- **Do this**
Output all the data exactly. Pictures do not belong in the copy.

- **Information shown**
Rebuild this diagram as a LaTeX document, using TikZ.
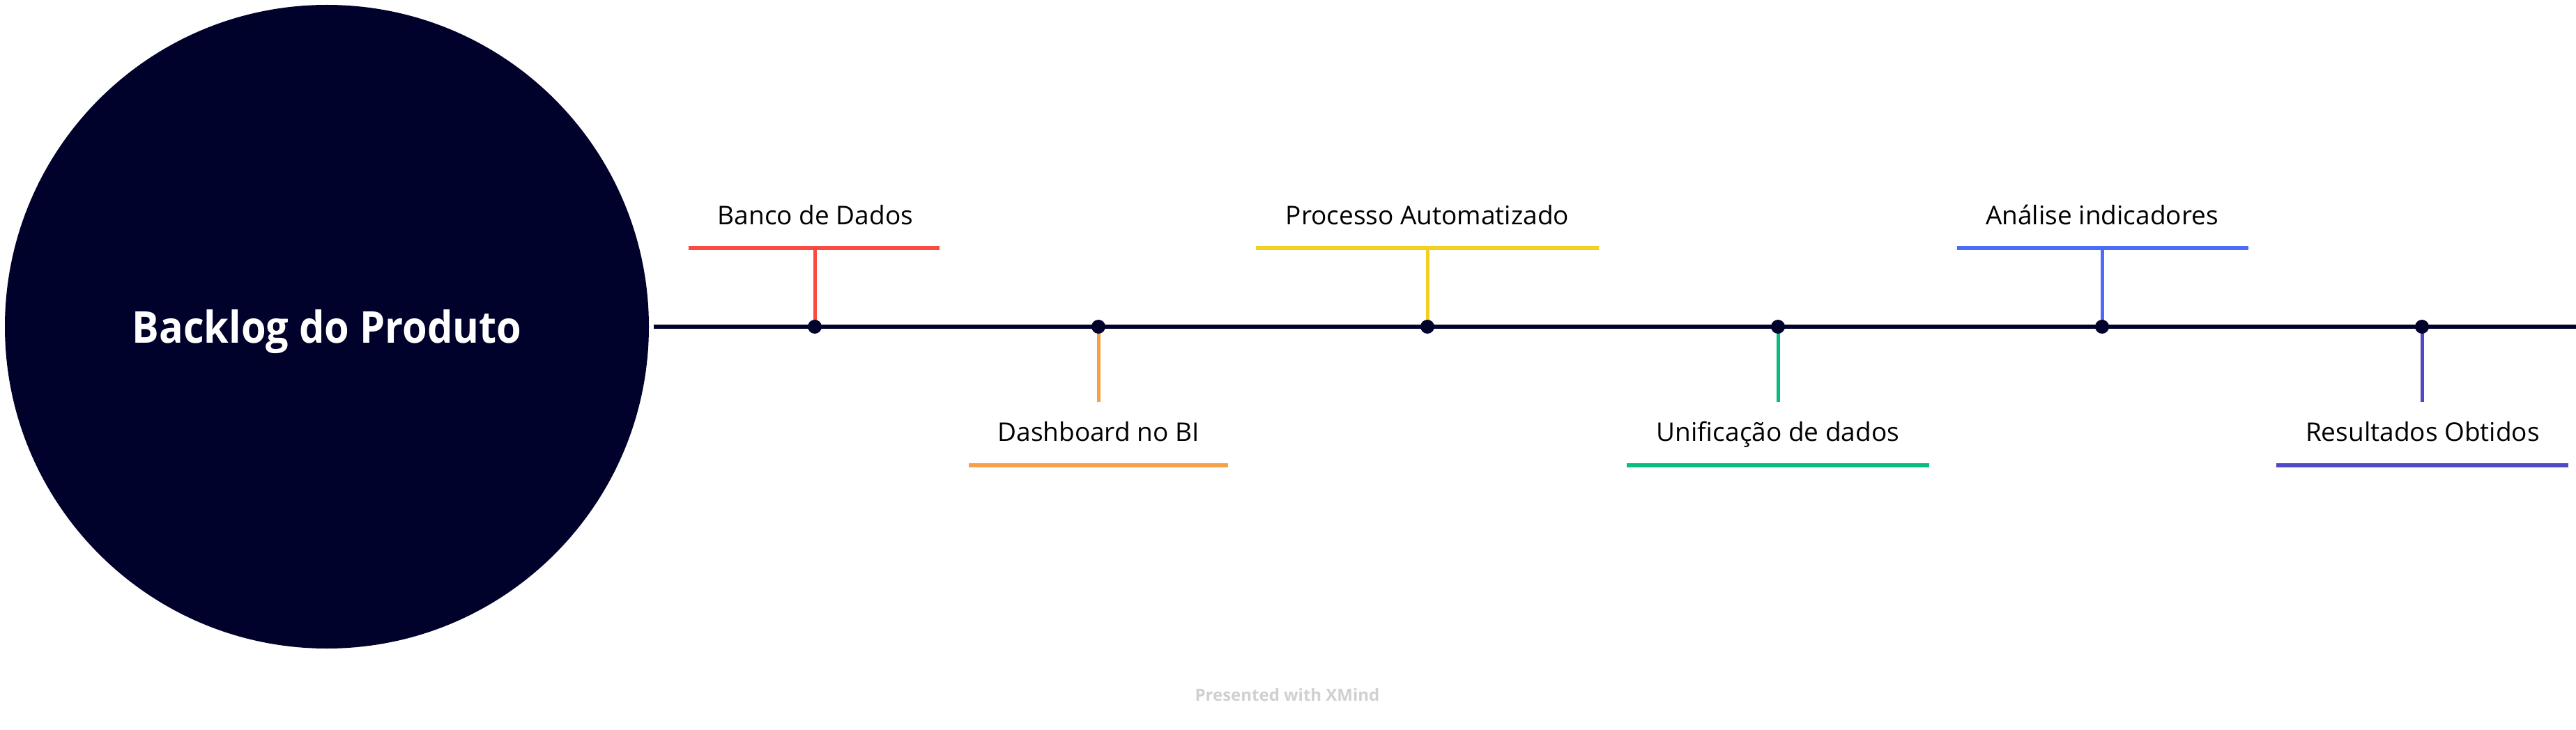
\documentclass[tikz,border=0pt]{standalone}
\usepackage{fontspec}
\setmainfont{Open Sans}
\newfontfamily\titlefont[FakeStretch=0.915]{Open Sans}
\definecolor{navy}{HTML}{01022B}
\definecolor{cred}{HTML}{FA4B42}
\definecolor{corange}{HTML}{F5A04B}
\definecolor{cyellow}{HTML}{F2D022}
\definecolor{cgreen}{HTML}{0ABC7E}
\definecolor{cblue}{HTML}{4A6CF7}
\definecolor{cpurple}{HTML}{4F4AC3}
\definecolor{wm}{HTML}{D0D0D0}
\begin{document}
\begin{tikzpicture}[x=1pt,y=-1pt,
  dot/.style={circle,fill=navy,inner sep=0pt,minimum size=20pt},
  lbl/.style={anchor=base,inner sep=0pt,text=black,font=\fontsize{37}{44}\selectfont},
  barline/.style={line width=5.5pt},
  stemline/.style={line width=5pt},
  axis/.style={line width=6pt,draw=navy}]
\useasboundingbox (0,0) rectangle (3696,1048);
% central topic
\node[circle,fill=navy,inner sep=0pt,minimum size=924pt] (root) at (469,469) {};
\node[anchor=base,inner sep=0pt,text=white,font=\titlefont\bfseries\fontsize{63}{70}\selectfont] (title) at (469,492) {Backlog do Produto};
% timeline
\coordinate (tlstart) at (938,469);
\coordinate (tlend) at (3696,469);
% bar coordinates (top items)
\coordinate (b1l) at (988,356);  \coordinate (b1m) at (1169,356); \coordinate (b1r) at (1348,356);
\coordinate (b3l) at (1802,356); \coordinate (b3m) at (2048,356); \coordinate (b3r) at (2294,356);
\coordinate (b5l) at (2808,356); \coordinate (b5m) at (3016,356); \coordinate (b5r) at (3226,356);
% bar coordinates (bottom items)
\coordinate (s2) at (1576,577); \coordinate (b2l) at (1390,668); \coordinate (b2r) at (1762,668);
\coordinate (s4) at (2551,577); \coordinate (b4l) at (2334,668); \coordinate (b4r) at (2768,668);
\coordinate (s6) at (3475,577); \coordinate (b6l) at (3266,668); \coordinate (b6r) at (3685,668);
% dot positions
\path (1169,469) coordinate (p1) (1576,469) coordinate (p2) (2048,469) coordinate (p3)
      (2551,469) coordinate (p4) (3016,469) coordinate (p5) (3475,469) coordinate (p6);
% stems
\draw[stemline,cred] (p1) -- (b1m);
\draw[stemline,cyellow] (p3) -- (b3m);
\draw[stemline,cblue] (p5) -- (b5m);
\draw[stemline,corange] (p2) -- (s2);
\draw[stemline,cgreen] (p4) -- (s4);
\draw[stemline,cpurple] (p6) -- (s6);
% bars
\draw[barline,cred] (b1l) -- (b1r);
\draw[barline,cyellow] (b3l) -- (b3r);
\draw[barline,cblue] (b5l) -- (b5r);
\draw[barline,corange] (b2l) -- (b2r);
\draw[barline,cgreen] (b4l) -- (b4r);
\draw[barline,cpurple] (b6l) -- (b6r);
% axis
\draw[axis] (tlstart) -- (tlend);
% dots
\foreach \i in {1,...,6} { \node[dot] (d\i) at (p\i) {}; }
% labels
\node[lbl] (l1) at (1170,323) {Banco de Dados};
\node[lbl] (l3) at (2048,323) {Processo Automatizado};
\node[lbl] (l5) at (3016,323) {Análise indicadores};
\node[lbl] (l2) at (1576,633) {Dashboard no BI};
\node[lbl] (l4) at (2551,633) {Unificação de dados};
\node[lbl] (l6) at (3476,633) {Resultados Obtidos};
% watermark
\node[anchor=base,inner sep=0pt,text=wm,font=\bfseries\fontsize{24}{28}\selectfont] (wmark) at (1847,1006) {Presented with XMind};
\end{tikzpicture}
\end{document}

- **Task output**
Rebuild this diagram as a LaTeX document, using TikZ.
\documentclass[tikz,border=0pt]{standalone}
\usepackage{fontspec}
\setmainfont{Open Sans}
\newfontfamily\titlefont[FakeStretch=0.915]{Open Sans}
\definecolor{navy}{HTML}{01022B}
\definecolor{cred}{HTML}{FA4B42}
\definecolor{corange}{HTML}{F5A04B}
\definecolor{cyellow}{HTML}{F2D022}
\definecolor{cgreen}{HTML}{0ABC7E}
\definecolor{cblue}{HTML}{4A6CF7}
\definecolor{cpurple}{HTML}{4F4AC3}
\definecolor{wm}{HTML}{D0D0D0}
\begin{document}
\begin{tikzpicture}[x=1pt,y=-1pt,
  dot/.style={circle,fill=navy,inner sep=0pt,minimum size=20pt},
  lbl/.style={anchor=base,inner sep=0pt,text=black,font=\fontsize{37}{44}\selectfont},
  barline/.style={line width=5.5pt},
  stemline/.style={line width=5pt},
  axis/.style={line width=6pt,draw=navy}]
\useasboundingbox (0,0) rectangle (3696,1048);
% central topic
\node[circle,fill=navy,inner sep=0pt,minimum size=924pt] (root) at (469,469) {};
\node[anchor=base,inner sep=0pt,text=white,font=\titlefont\bfseries\fontsize{63}{70}\selectfont] (title) at (469,492) {Backlog do Produto};
% timeline
\coordinate (tlstart) at (938,469);
\coordinate (tlend) at (3696,469);
% bar coordinates (top items)
\coordinate (b1l) at (988,356);  \coordinate (b1m) at (1169,356); \coordinate (b1r) at (1348,356);
\coordinate (b3l) at (1802,356); \coordinate (b3m) at (2048,356); \coordinate (b3r) at (2294,356);
\coordinate (b5l) at (2808,356); \coordinate (b5m) at (3016,356); \coordinate (b5r) at (3226,356);
% bar coordinates (bottom items)
\coordinate (s2) at (1576,577); \coordinate (b2l) at (1390,668); \coordinate (b2r) at (1762,668);
\coordinate (s4) at (2551,577); \coordinate (b4l) at (2334,668); \coordinate (b4r) at (2768,668);
\coordinate (s6) at (3475,577); \coordinate (b6l) at (3266,668); \coordinate (b6r) at (3685,668);
% dot positions
\path (1169,469) coordinate (p1) (1576,469) coordinate (p2) (2048,469) coordinate (p3)
      (2551,469) coordinate (p4) (3016,469) coordinate (p5) (3475,469) coordinate (p6);
% stems
\draw[stemline,cred] (p1) -- (b1m);
\draw[stemline,cyellow] (p3) -- (b3m);
\draw[stemline,cblue] (p5) -- (b5m);
\draw[stemline,corange] (p2) -- (s2);
\draw[stemline,cgreen] (p4) -- (s4);
\draw[stemline,cpurple] (p6) -- (s6);
% bars
\draw[barline,cred] (b1l) -- (b1r);
\draw[barline,cyellow] (b3l) -- (b3r);
\draw[barline,cblue] (b5l) -- (b5r);
\draw[barline,corange] (b2l) -- (b2r);
\draw[barline,cgreen] (b4l) -- (b4r);
\draw[barline,cpurple] (b6l) -- (b6r);
% axis
\draw[axis] (tlstart) -- (tlend);
% dots
\foreach \i in {1,...,6} { \node[dot] (d\i) at (p\i) {}; }
% labels
\node[lbl] (l1) at (1170,323) {Banco de Dados};
\node[lbl] (l3) at (2048,323) {Processo Automatizado};
\node[lbl] (l5) at (3016,323) {Análise indicadores};
\node[lbl] (l2) at (1576,633) {Dashboard no BI};
\node[lbl] (l4) at (2551,633) {Unificação de dados};
\node[lbl] (l6) at (3476,633) {Resultados Obtidos};
% watermark
\node[anchor=base,inner sep=0pt,text=wm,font=\bfseries\fontsize{24}{28}\selectfont] (wmark) at (1847,1006) {Presented with XMind};
\end{tikzpicture}
\end{document}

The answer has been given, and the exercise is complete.